WASHINGTON — In the minutes and hours after hijacked planes struck the World Trade Center and Pentagon, the president's whereabouts were kept secret, his words short and his movements seemingly erratic.
Vice President Dick Cheney was in a command bunker underneath the White House within 15 minutes of the attacks. Defense Secretary Donald H. Rumsfeld, in his office when the plane hit on the opposite side of the Pentagon, helped load casualties onto stretchers before hunkering down with top aides in the National Command Center, a secure section below his office that serves as the nerve center of the Defense Department.
Focus Was on Keeping the President Hidden
With chaos reigning outside, government leaders at the White House and federal agencies were focused on running the country--and on keeping the leader of the free world hidden. After leaving Sarasota, Fla., President Bush spent much of the day in the air, Air Force One shuttling him, with military escort, between military installations in Louisiana and Nebraska, his route secret, before flying to Washington in the early evening.
Former President Clinton said the feint was part of a Secret Service and military plan to keep the president safe.
"He needs to take every conceivable precaution in the event there are more attacks planned and there is a plan to attack the leadership of the United States," Clinton said in an interview with Associated Press.

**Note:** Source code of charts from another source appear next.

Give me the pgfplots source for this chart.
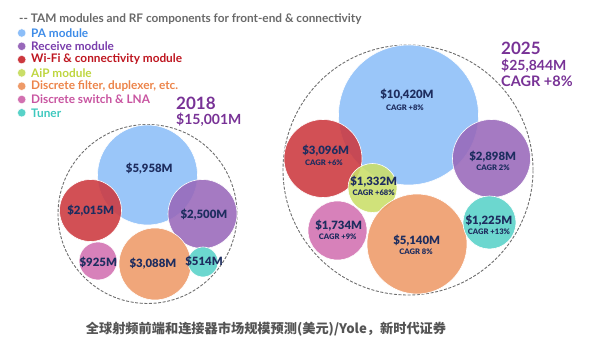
\documentclass[border=0pt]{standalone}
\usepackage{pgfplots}
\pgfplotsset{compat=1.18}
\usepackage{pgfplotstable}
\usepackage{fontspec}
\setmainfont{Lato}
\newfontfamily\heavy{Lato Black}
\newfontfamily\cjk{Noto Sans CJK SC}

\definecolor{cPA}{RGB}{140,190,248}
\definecolor{cRX}{RGB}{152,104,186}
\definecolor{cWF}{RGB}{204,56,62}
\definecolor{cAIP}{RGB}{202,222,104}
\definecolor{cFI}{RGB}{238,154,104}
\definecolor{cSW}{RGB}{210,112,176}
\definecolor{cTU}{RGB}{88,210,200}
\definecolor{tPA}{RGB}{62,140,232}
\definecolor{tRX}{RGB}{122,62,172}
\definecolor{tWF}{RGB}{190,22,32}
\definecolor{tAIP}{RGB}{190,214,64}
\definecolor{tFI}{RGB}{236,132,74}
\definecolor{tSW}{RGB}{200,84,160}
\definecolor{tTU}{RGB}{62,200,190}
\definecolor{navy}{RGB}{30,45,95}
\definecolor{yr}{RGB}{120,50,150}
\definecolor{gtxt}{RGB}{105,105,105}
\definecolor{dash}{RGB}{110,110,110}

% bubbles: x y (pixels, y downward), r (radius, px), class
\pgfplotstableread{
x y r c
147.5 175 50 pa
90.5 210.5 31 wf
202.5 214 34.5 rx
98 261 19 sw
155 264 36 fi
203 262 15 tu
}\bubblesA
\pgfplotstableread{
x y r c
408.5 115 70 pa
323 158.5 39 wf
491.5 158.5 39 rx
372.5 188 24.5 aip
337.5 230.5 29.5 sw
417 244 50 fi
489.5 222.5 26.5 tu
}\bubblesB
\pgfplotstableread{
x y r
147.5 214 89.5
408 170 125
}\outer
\pgfplotstableread{
x y r c
21.7 33 4.2 pa
21.7 46.3 4.2 rx
21.7 59.6 4.2 wf
21.7 72.9 4.2 aip
21.7 86.2 4.2 fi
21.7 99.5 4.2 sw
21.7 112.8 4.2 tu
}\legdots

\begin{document}
\begin{tikzpicture}
\begin{axis}[
  set layers,
  width=589pt, height=350pt, scale only axis,
  xmin=0, xmax=589, ymin=0, ymax=350, y dir=reverse,
  hide axis, clip=false,
  scatter/classes={
    pa={mark=*,fill=cPA,draw=white},
    rx={mark=*,fill=cRX,draw=white},
    wf={mark=*,fill=cWF,draw=white},
    aip={mark=*,fill=cAIP,draw=white},
    fi={mark=*,fill=cFI,draw=white},
    sw={mark=*,fill=cSW,draw=white},
    tu={mark=*,fill=cTU,draw=white}},
]
\path (axis cs:0,0) rectangle (axis cs:589,350);
% outer dashed circles
\addplot[only marks, mark=o, mark options={draw=dash, line width=0.9pt, dash pattern=on 3pt off 1.6pt},
  visualization depends on={\thisrow{r} \as \rad},
  scatter, scatter/use mapped color={draw=dash},
  scatter/@pre marker code/.append style={/tikz/mark size=\rad}]
  table[x=x,y=y] {\outer};
\addplot[scatter, only marks, point meta=explicit symbolic,
  mark options={fill opacity=0.88, line width=0.6pt},
  visualization depends on={\thisrow{r} \as \rad},
  scatter/@pre marker code/.append style={/tikz/mark size=\rad}]
  table[x=x,y=y,meta=c] {\bubblesA};
\addplot[scatter, only marks, point meta=explicit symbolic,
  mark options={fill opacity=0.88, line width=0.6pt},
  visualization depends on={\thisrow{r} \as \rad},
  scatter/@pre marker code/.append style={/tikz/mark size=\rad}]
  table[x=x,y=y,meta=c] {\bubblesB};
\addplot[scatter, only marks, point meta=explicit symbolic,
  mark options={draw=none},
  visualization depends on={\thisrow{r} \as \rad},
  scatter/@pre marker code/.append style={/tikz/mark size=\rad}]
  table[x=x,y=y,meta=c] {\legdots};

\begin{pgfonlayer}{axis foreground}
% legend texts
\begin{scope}[every node/.style={anchor=west, font=\bfseries\fontsize{11.8}{13}\selectfont, inner sep=0pt}]
\node[text=gtxt] at (axis cs:19,19) {-{}- TAM modules and RF components for front-end \& connectivity};
\node[text=tPA] at (axis cs:31,33) {PA module};
\node[text=tRX] at (axis cs:31,46.3) {Receive module};
\node[text=tWF] at (axis cs:31,59.6) {Wi-Fi \& connectivity module};
\node[text=tAIP] at (axis cs:31,72.9) {AiP module};
\node[text=tFI] at (axis cs:31,86.2) {Discrete filter, duplexer, etc.};
\node[text=tSW] at (axis cs:31,99.5) {Discrete switch \& LNA};
\node[text=tTU] at (axis cs:31,112.8) {Tuner};
\end{scope}

% year labels
\begin{scope}[every node/.style={anchor=west, text=yr, inner sep=0pt}]
\node[font=\bfseries\fontsize{17}{19}\selectfont] at (axis cs:176,103.5) {2018};
\node[font=\bfseries\fontsize{14}{16}\selectfont] at (axis cs:176,119.5) {\$15,001M};
\node[font=\bfseries\fontsize{17}{19}\selectfont] at (axis cs:501,48.5) {2025};
\node[font=\bfseries\fontsize{14}{16}\selectfont] at (axis cs:501,66) {\$25,844M};
\node[font=\bfseries\fontsize{14.5}{16}\selectfont] at (axis cs:501,81) {CAGR +8\%};
\end{scope}

% bubble labels
\begin{scope}[every node/.style={text=navy, inner sep=0pt, font=\heavy\fontsize{11.4}{13}\selectfont}]
\node at (axis cs:149.3,169) {\$5,958M};
\node at (axis cs:90.7,210.7) {\$2,015M};
\node at (axis cs:204,215) {\$2,500M};
\node at (axis cs:98.3,262) {\$925M};
\node at (axis cs:153,264) {\$3,088M};
\node at (axis cs:204,261.7) {\$514M};
\node at (axis cs:407,95) {\$10,420M};
\node at (axis cs:325.7,151) {\$3,096M};
\node at (axis cs:373.7,182) {\$1,332M};
\node at (axis cs:492.7,156.7) {\$2,898M};
\node at (axis cs:338.7,225.7) {\$1,734M};
\node at (axis cs:416.7,240.7) {\$5,140M};
\node at (axis cs:489,220.7) {\$1,225M};
\end{scope}
\begin{scope}[every node/.style={text=navy, inner sep=0pt, font=\heavy\fontsize{7.6}{9}\selectfont}]
\node at (axis cs:405,108) {CAGR +8\%};
\node at (axis cs:324,163) {CAGR +6\%};
\node at (axis cs:373.7,192.7) {CAGR +68\%};
\node at (axis cs:493,168) {CAGR 2\%};
\node at (axis cs:337.7,236.7) {CAGR +9\%};
\node at (axis cs:416,252) {CAGR 8\%};
\node at (axis cs:489,231.7) {CAGR +13\%};
\end{scope}

% caption
\node[text=gtxt!80!black, inner sep=0pt, font=\cjk\bfseries\fontsize{13.2}{15}\selectfont] at (axis cs:266,329) {全球射频前端和连接器市场规模预测(美元)/Yole，新时代证券};
\end{pgfonlayer}
\end{axis}
\end{tikzpicture}
\end{document}
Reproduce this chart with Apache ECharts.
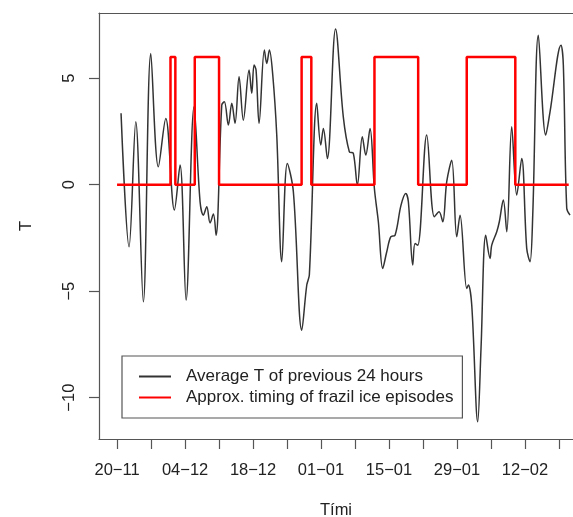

For a few minutes, however, before the enormity of the attack was clearly known, the president tried to stick to his schedule.
"Really good readers, hoo!" Bush said in praise of a class of 18 second-graders at Emma E. Booker Elementary School in Sarasota. "Must be sixth-graders," he joked. At another point, he posed an oft-asked question to schoolchildren, asking how many of them read more than they watch television.
But when the small-group event ended at 9:12 a.m., Bush returned to a "holding room" at the school, where he called the vice president, New York Gov. George Pataki and FBI Director Robert Mueller.
In the same room, meanwhile, White House deputy counselor Dan Bartlett was on another phone talking to his boss, presidential counselor Karen P. Hughes. They were discussing what Bush would say in his public remarks in the school's library, where 200 or more children, parents and teachers were awaiting him.